Видя замершую на деревянной скамье спиной к нам женскую фигуру, силуэт которой выражает обреченность и скорбь, предполагаешь, что действие происходит в звенящей тишине храма, в темной глубине которого сокрыты кафедра и алтарь. Оттого и разговоры ведутся приглушенными голосами, а головы повернуты к нам лишь вполоборота. Впрочем, диалоги негромки только по форме, а по сути они вопиют, голосят о том, как туманно и страшно бытие вот этих молодых простодушных людей, запутавшихся в идеях навязчивых и разрушительных. Пожалуй, хрипловатый захлебывающийся рассказ Грушеньки (Мария Шашлова) о Мите или со злым задором выплевываемое Алеше юной Лизой Хохлаковой (Мария Курденевич) заставляют оцепенеть гораздо сильнее, нежели беседа Ивана (Игорь Лизенгевич) с чертом, изысканно и отстраненно названным тут Гость Ивана Федоровича (Сергей Качанов), или с криво улыбающимся Смердяковым (Сергей Аброскин). Режиссер с редкой смелостью заглядывает в человеческие бездны, так что причины внешней сдержанности этой работы коренятся именно в необыкновенной целеустремленности такого прочтения. То, что мнилось церковью, лишь однажды в финале озаренное светом, окажется залом суда, преддверием которого и становится спектакль.

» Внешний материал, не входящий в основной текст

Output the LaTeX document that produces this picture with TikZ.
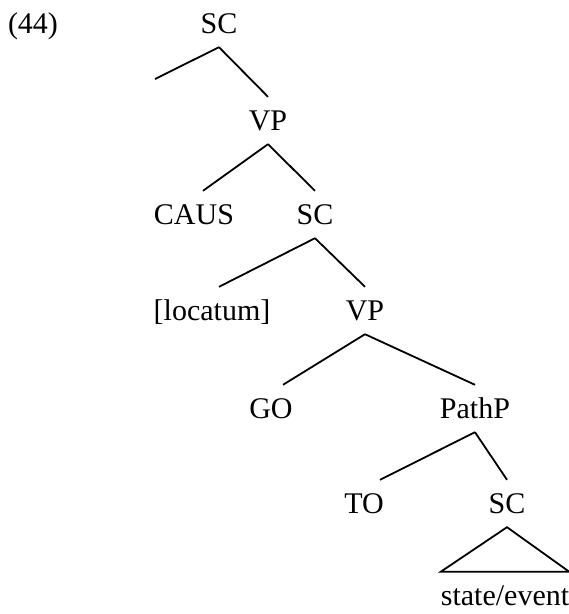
\documentclass[tikz,border=0pt]{standalone}
\usepackage{fontspec}
\setmainfont{Liberation Serif}
\usetikzlibrary{calc}
\tikzset{
    cat-node/.style={
        anchor=base, inner xsep=0pt, inner ysep=14pt,
        text height=19pt, text depth=0pt
    },
    branch/.style={line width=1.8pt},
}

\begin{document}
\begin{tikzpicture}[x=1pt, y=-1pt, font=\fontsize{30}{36}\selectfont]

        \useasboundingbox (0,0) rectangle (569,614);

        % EXAMPLE NUMBER
        \node[cat-node] (NUM)   at (33,33)   {(44)};

        % TREE NODES
        \node[cat-node] (SCA)   at (219,33)  {SC};
        \coordinate[]   (NULL)  at (155,79);
        \node[cat-node] (VPA)   at (268,130) {VP};
        \node[cat-node] (CAUS)  at (194,224) {CAUS};
        \node[cat-node] (SCB)   at (315,224) {SC};
        \node[cat-node] (LOC)   at (212,320) {[locatum]};
        \node[cat-node] (VPB)   at (365,320) {VP};
        \node[cat-node] (GO)    at (271,418) {GO};
        \node[cat-node] (PATHP) at (475,418) {PathP};
        \node[cat-node] (TO)    at (364,513) {TO};
        \node[cat-node] (SCC)   at (507,513) {SC};
        \node[cat-node] (EVENT) at (505,605) {state/event};

        % BRANCHES
        \draw[branch] (SCA.south)   -- (NULL);
        \draw[branch] (SCA.south)   -- (VPA.north);
        \draw[branch] (VPA.south)   -- ($(CAUS.north) + (9,0)$);
        \draw[branch] (VPA.south)   -- (SCB.north);
        \draw[branch] (SCB.south)   -- ($(LOC.north) + (7,0)$);
        \draw[branch] (SCB.south)   -- (VPB.north);
        \draw[branch] (VPB.south)   -- ($(GO.north) + (12,0)$);
        \draw[branch] (VPB.south)   -- (PATHP.north);
        \draw[branch] (PATHP.south) -- ($(TO.north) + (16,0)$);
        \draw[branch] (PATHP.south) -- (SCC.north);

        % TRIANGLE
        \draw[branch] (SCC.south) -- (EVENT.north east) -- (EVENT.north west) -- cycle;

    \end{tikzpicture}
\end{document}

Сергей Женовач, кажется, уже давно равнодушен к театральным эффектам, куда важнее ему вчитывание в авторский текст и в литературный контекст, выстраивание определенной и чрезвычайно значимой литературоуважительной, литературобоготворящей линии его театра. Свою задачу он чаще всего видит в «сценической организации текста». Не раз уже приходилось писать о его сознательном и последовательном режиссерском самоотречении. Впрочем, ему оно видится не жертвой, а единственно возможным, органически необходимым подходом к постановке того или иного произведения, будь то Лесков или Диккенс, Достоевский или Чехов.
В случае Юрия Бутусова ни о каком самоотречении и речи нет. Пьесу Чехова он самозабвенно вспарывает и препарирует (его шекспировские постановки в «Сатириконе» кажутся на этом фоне чуть ли не верхом академизма), многое позволяя себе и артистам, превращая «Чайку» в лихое действо, воспевающее и одновременно сводящее счеты с великим и ужасным Театром как таковым. Периодически врывающийся на сцену режиссер предстает не только созидателем, но и разрушителем, неоднократно в бешеном ритме вседозволенности круша, разрывая и поджигая декорацию.
Отнюдь не всему в театре, о чем мечталось и что репетировалось, суждено быть воплощенным вот почему на героев «Чайки» обреченно взирают рассаженные в самых непредсказуемых местах круглолицые пупсы еще только задуманные образы и несыгранные роли. Ирины Николаевны Аркадиной ли, Нины Михайловны Заречной ли? Или каждого из сатириконовских исполнителей (Агриппина Стеклова, Лика Нифонтова, Полина Райкина, Тимофей Трибунцев, Денис Суханов, Владимир Большов и другие), как в омут бросившихся в головокружительную бутусовскую затею, вылившуюся в 4 завораживающих действия с 3 антрактами общей продолжительностью не меньше четырех с половиной часов. (Подробнее о «Чайке» Юрия Бутусова см. рецензии Ольги Егошиной и Марии Львовой в № 9, 2011.)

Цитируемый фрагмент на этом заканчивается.